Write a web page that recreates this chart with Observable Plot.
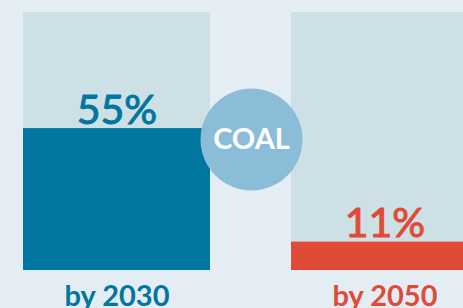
<!DOCTYPE html>
<html>
<head>
<meta charset="utf-8">
<script src="https://cdn.jsdelivr.net/npm/d3@7"></script>
<script src="https://cdn.jsdelivr.net/npm/@observablehq/plot@0.6"></script>
<style>
  html, body { margin: 0; padding: 0; background: #e4edf3; overflow: hidden; }
  #chart svg { display: block; }
</style>
</head>
<body>
<div id="chart"></div>
<script>
const categories = ["by 2030", "by 2050"];
const values = [55, 11];
const valueLabels = ["55%", "11%"];
const centerLabel = ["COAL"];
const colors = ["#0076a1", "#e04b37"];

const data = categories.map((c, i) => ({cat: c, value: values[i], label: valueLabels[i], color: colors[i]}));

const xOpts = {type: "band", domain: categories, range: [22, 479], paddingInner: 0.301, paddingOuter: 0};
const xs = Plot.scale({x: xOpts});
const halfStep = xs.step / 2;

const chart = Plot.plot({
  width: 463,
  height: 308,
  margin: 0,
  style: {background: "#e4edf3", fontFamily: "Lato, sans-serif", overflow: "visible"},
  x: {...xOpts, axis: null},
  y: {domain: [0, 100], range: [270, 12], axis: null},
  marks: [
    Plot.barY(data, {x: "cat", y: 100, fill: "#cde0e6"}),
    Plot.barY(data, {x: "cat", y: "value", fill: "color"}),
    Plot.text(data, {x: "cat", y: "value", text: "label", fill: "color", stroke: "color", strokeWidth: 1, fontSize: 41, fontWeight: 400, lineAnchor: "bottom", dy: -5}),
    Plot.text(data, {x: "cat", y: 0, text: "cat", fill: "color", fontSize: 29, fontWeight: 700, lineAnchor: "bottom", dy: 35}),
    Plot.dot(centerLabel, {x: () => categories[0], y: 50, r: 51, fill: "#8bbdd8", dx: halfStep, dy: -2}),
    Plot.text(centerLabel, {x: () => categories[0], y: 50, text: d => d, fill: "white", fontSize: 29, fontWeight: 700, dx: halfStep, dy: -2})
  ]
});
document.getElementById("chart").appendChild(chart);
</script>
</body>
</html>
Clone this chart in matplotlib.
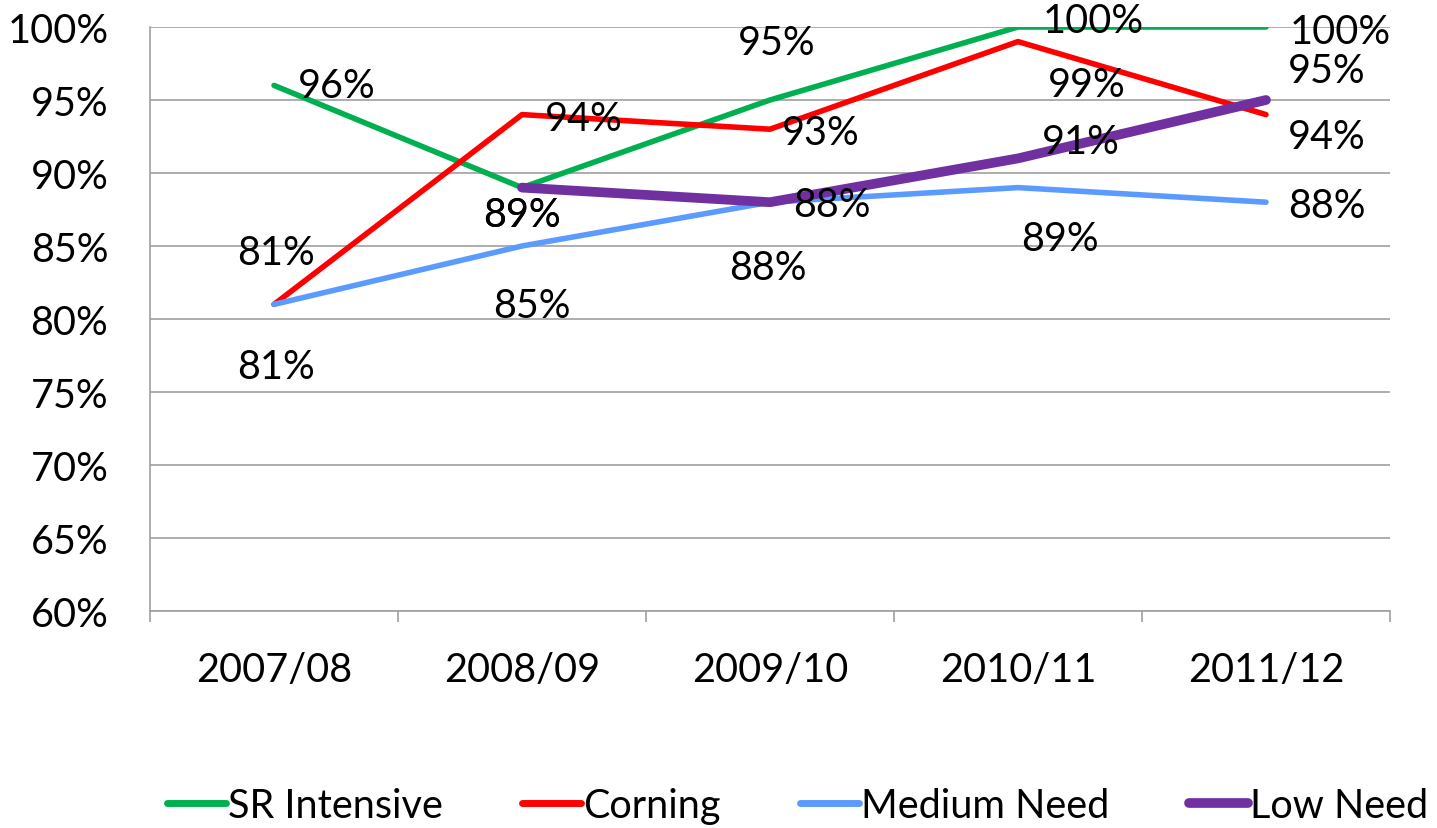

What to produce
Using the records above, output their complete text exactly, minus any images.

Finished exercise
Write a web page that recreates this chart with Observable Plot.
<!DOCTYPE html>
<html>
<head>
<meta charset="utf-8">
<script src="https://cdn.jsdelivr.net/npm/d3@7"></script>
<script src="https://cdn.jsdelivr.net/npm/@observablehq/plot@0.6"></script>
<style>
  html, body { margin: 0; padding: 0; background: #e4edf3; overflow: hidden; }
  #chart svg { display: block; }
</style>
</head>
<body>
<div id="chart"></div>
<script>
const categories = ["by 2030", "by 2050"];
const values = [55, 11];
const valueLabels = ["55%", "11%"];
const centerLabel = ["COAL"];
const colors = ["#0076a1", "#e04b37"];

const data = categories.map((c, i) => ({cat: c, value: values[i], label: valueLabels[i], color: colors[i]}));

const xOpts = {type: "band", domain: categories, range: [22, 479], paddingInner: 0.301, paddingOuter: 0};
const xs = Plot.scale({x: xOpts});
const halfStep = xs.step / 2;

const chart = Plot.plot({
  width: 463,
  height: 308,
  margin: 0,
  style: {background: "#e4edf3", fontFamily: "Lato, sans-serif", overflow: "visible"},
  x: {...xOpts, axis: null},
  y: {domain: [0, 100], range: [270, 12], axis: null},
  marks: [
    Plot.barY(data, {x: "cat", y: 100, fill: "#cde0e6"}),
    Plot.barY(data, {x: "cat", y: "value", fill: "color"}),
    Plot.text(data, {x: "cat", y: "value", text: "label", fill: "color", stroke: "color", strokeWidth: 1, fontSize: 41, fontWeight: 400, lineAnchor: "bottom", dy: -5}),
    Plot.text(data, {x: "cat", y: 0, text: "cat", fill: "color", fontSize: 29, fontWeight: 700, lineAnchor: "bottom", dy: 35}),
    Plot.dot(centerLabel, {x: () => categories[0], y: 50, r: 51, fill: "#8bbdd8", dx: halfStep, dy: -2}),
    Plot.text(centerLabel, {x: () => categories[0], y: 50, text: d => d, fill: "white", fontSize: 29, fontWeight: 700, dx: halfStep, dy: -2})
  ]
});
document.getElementById("chart").appendChild(chart);
</script>
</body>
</html>
Clone this chart in matplotlib.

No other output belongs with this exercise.